My suggestion would be to make sure the valve timing is bang on... and that it turns over by hand. Then do the compression test.
Or perhaps I'm not understanding the sequence described in your post ??
Vince
I just tested the cylinders normally by cranking the engine over.
When I said "by hand" I meant that when I go to turn it to TDC to check the IP timing it will turn for just a little bit then stop and won't budge.
It cranks over with the starter just fine.
What's the difference between the IP timing and valve timing?
Is valve timing just making sure the No. 1 cam lobes are both up and the flywheel mark on?
What's the difference between the IP timing and valve timing?
Is valve timing just making sure the No. 1 cam lobes are both up and the flywheel mark on?
You got it... IP timing is about when the fuel is injected, valve timing is about when the valves open and close and is set by locking the cam at TDC with a locking plate while ensuring the engine is also at TDC (mark on the flywheel). If not, you loosen the cam sprocket nut and adjust as required.

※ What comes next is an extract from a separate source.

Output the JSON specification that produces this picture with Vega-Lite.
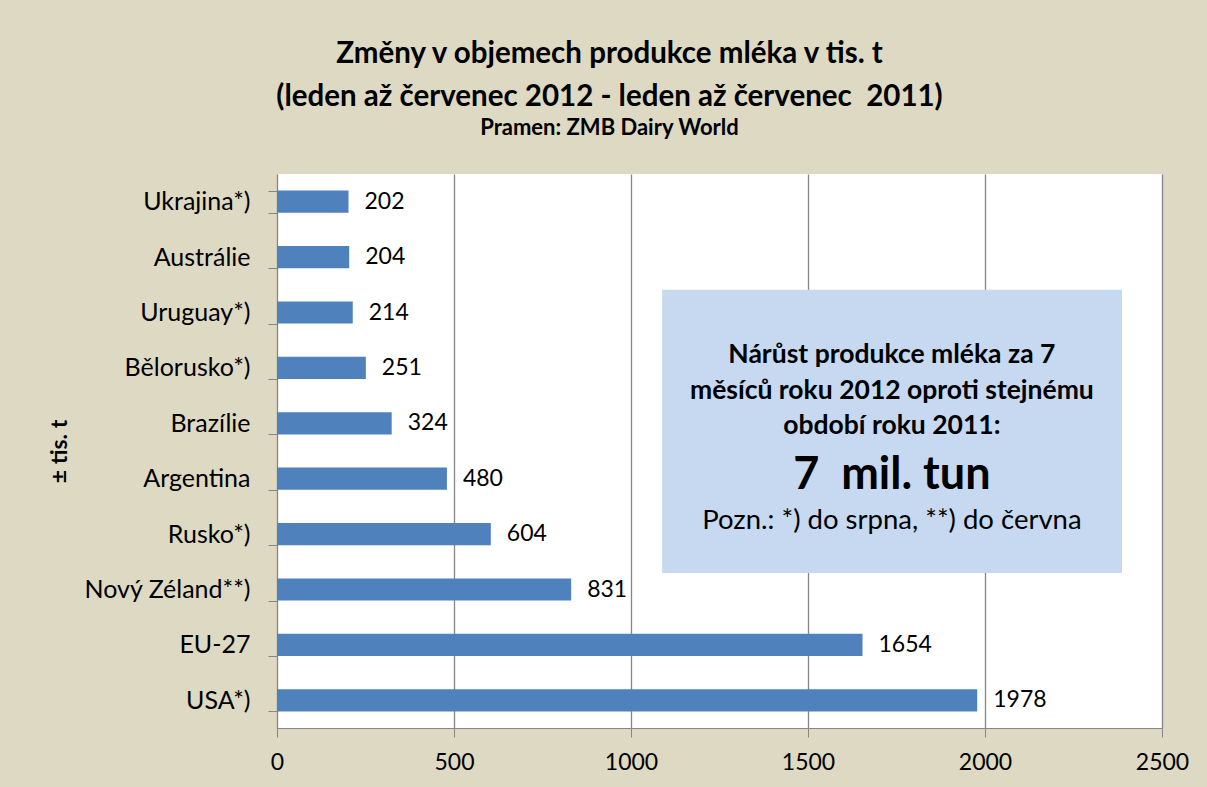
{
  "$schema": "https://vega.github.io/schema/vega-lite/v6.json",
  "autosize": {"type": "none"},
  "width": 885,
  "height": 554,
  "padding": {"left": 277, "top": 174, "right": 45, "bottom": 59},
  "background": "#DDD9C3",
  "config": {
    "font": "Lato",
    "view": {"fill": "#FFFFFF", "stroke": null}
  },
  "title": {
    "text": ["Změny v objemech produkce mléka v tis. t", "(leden až červenec 2012 - leden až červenec\u00a0 2011)"],
    "subtitle": "Pramen: ZMB Dairy World",
    "fontSize": 29.5,
    "fontWeight": "bold",
    "lineHeight": 43,
    "subtitleFontSize": 22,
    "subtitleFontWeight": "bold",
    "subtitlePadding": 6,
    "color": "#000000",
    "subtitleColor": "#000000",
    "anchor": "middle",
    "dx": -110,
    "offset": 22
  },
  "datasets": {
    "bars": [
      {"country": "Ukrajina*)", "value": 202},
      {"country": "Austrálie", "value": 204},
      {"country": "Uruguay*)", "value": 214},
      {"country": "Bělorusko*)", "value": 251},
      {"country": "Brazílie", "value": 324},
      {"country": "Argentina", "value": 480},
      {"country": "Rusko*)", "value": 604},
      {"country": "Nový Zéland**)", "value": 831},
      {"country": "EU-27", "value": 1654},
      {"country": "USA*)", "value": 1978}
    ],
    "box": [{"x": 1088, "x2": 2387, "y": 2.09, "y2": 7.2}],
    "boxHead": [{"text": "Nárůst produkce mléka za 7\nměsíců roku 2012 oproti stejnému\nobdobí roku 2011:", "x": 1737, "y": 3.27}],
    "boxBig": [{"text": "7\u00a0 mil. tun", "x": 1737, "y": 5.43}],
    "boxNote": [{"text": "Pozn.: *) do srpna, **) do června", "x": 1737, "y": 6.27}]
  },
  "resolve": {"scale": {"y": "independent"}, "axis": {"y": "independent"}},
  "layer": [
    {
      "data": {"name": "bars"},
      "layer": [
        {
          "mark": {"type": "bar", "color": "#4F81BD"},
          "encoding": {
            "y": {
              "field": "country", "type": "nominal", "sort": null,
              "scale": {"paddingInner": 0.6, "paddingOuter": 0.3},
              "axis": {
                "title": "± tis. t",
                "titleFontSize": 23, "titleFontWeight": "bold", "titleColor": "#000000",
                "titleX": -218, "titleY": 277, "titleAngle": -90, "titleAlign": "center", "titleBaseline": "middle",
                "labelFontSize": 25, "labelColor": "#000000", "labelPadding": 18,
                "tickBand": "extent", "tickSize": 9, "tickColor": "#868686",
                "domainColor": "#868686", "grid": false
              }
            },
            "x": {
              "field": "value", "type": "quantitative",
              "scale": {"domain": [0, 2500], "nice": false},
              "axis": {
                "title": null, "values": [0, 500, 1000, 1500, 2000, 2500], "format": "d",
                "labelFontSize": 23, "labelColor": "#000000", "labelPadding": 14,
                "tickSize": 9, "tickColor": "#868686", "domainColor": "#868686",
                "grid": true, "gridColor": "#868686", "gridWidth": 1.3,
                "labelFlush": false
              }
            }
          }
        },
        {
          "mark": {"type": "text", "align": "left", "baseline": "middle", "dx": 16, "fontSize": 23, "color": "#000000"},
          "encoding": {
            "y": {"field": "country", "type": "nominal", "sort": null},
            "x": {"field": "value", "type": "quantitative"},
            "text": {"field": "value", "type": "quantitative"}
          }
        }
      ]
    },
    {
      "layer": [
        {
          "data": {"name": "box"},
          "mark": {"type": "rect", "color": "#C6D9F1", "opacity": 1},
          "encoding": {
            "x": {"field": "x", "type": "quantitative"},
            "x2": {"field": "x2"},
            "y": {"field": "y", "type": "quantitative", "scale": {"domain": [0, 10], "reverse": true, "nice": false}, "axis": null},
            "y2": {"field": "y2"}
          }
        },
        {
          "data": {"name": "boxHead"},
          "mark": {"type": "text", "align": "center", "baseline": "middle", "fontSize": 26.5, "fontWeight": "bold", "lineHeight": 35.5, "lineBreak": "\n", "color": "#000000"},
          "encoding": {
            "x": {"field": "x", "type": "quantitative"},
            "y": {"field": "y", "type": "quantitative", "axis": null},
            "text": {"field": "text"}
          }
        },
        {
          "data": {"name": "boxBig"},
          "mark": {"type": "text", "align": "center", "baseline": "middle", "fontSize": 45, "fontWeight": "bold", "color": "#000000"},
          "encoding": {
            "x": {"field": "x", "type": "quantitative"},
            "y": {"field": "y", "type": "quantitative", "axis": null},
            "text": {"field": "text"}
          }
        },
        {
          "data": {"name": "boxNote"},
          "mark": {"type": "text", "align": "center", "baseline": "middle", "fontSize": 27.5, "color": "#000000"},
          "encoding": {
            "x": {"field": "x", "type": "quantitative"},
            "y": {"field": "y", "type": "quantitative", "axis": null},
            "text": {"field": "text"}
          }
        }
      ]
    }
  ]
}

If the valve timing is off significantly compression can be impacted and the engine run like crap if at all. As well, if it is off significantly valves will hit pistons.
Might be worth a check before tearing down the motor... the fact that you can't turn it over by hand sounds like valve timing as well.... unfortunately the "valves will hit pistons" part. Hopefully not the issue...
You should check all the cylinders. I doubt it could run if all cylinders were that low. You should be able to turn the motor by hand if it will turn over using the starter. Is there anything locking it (IP pin, in gear, cam pulley loose on camshaft, anything seized)?
You may want to try priming the IP by sticking a vacuum pump of some kind to the return fuel line that goes into the fuel filter (or just to the IP if you don't have the 4 spout fuel filter). Pump it until you can see diesel being pulled from the IP return fitting.
strange that you can't turn it over by hand.....maybe a valve is bumpin' a piston?
PS. with that compression there's no way it'll start. :roll:
thanks everyone but I'm selling her. Good new is I've already had three guys that were interested. One guy wants to rebuild the engine and put it into a 71' bus!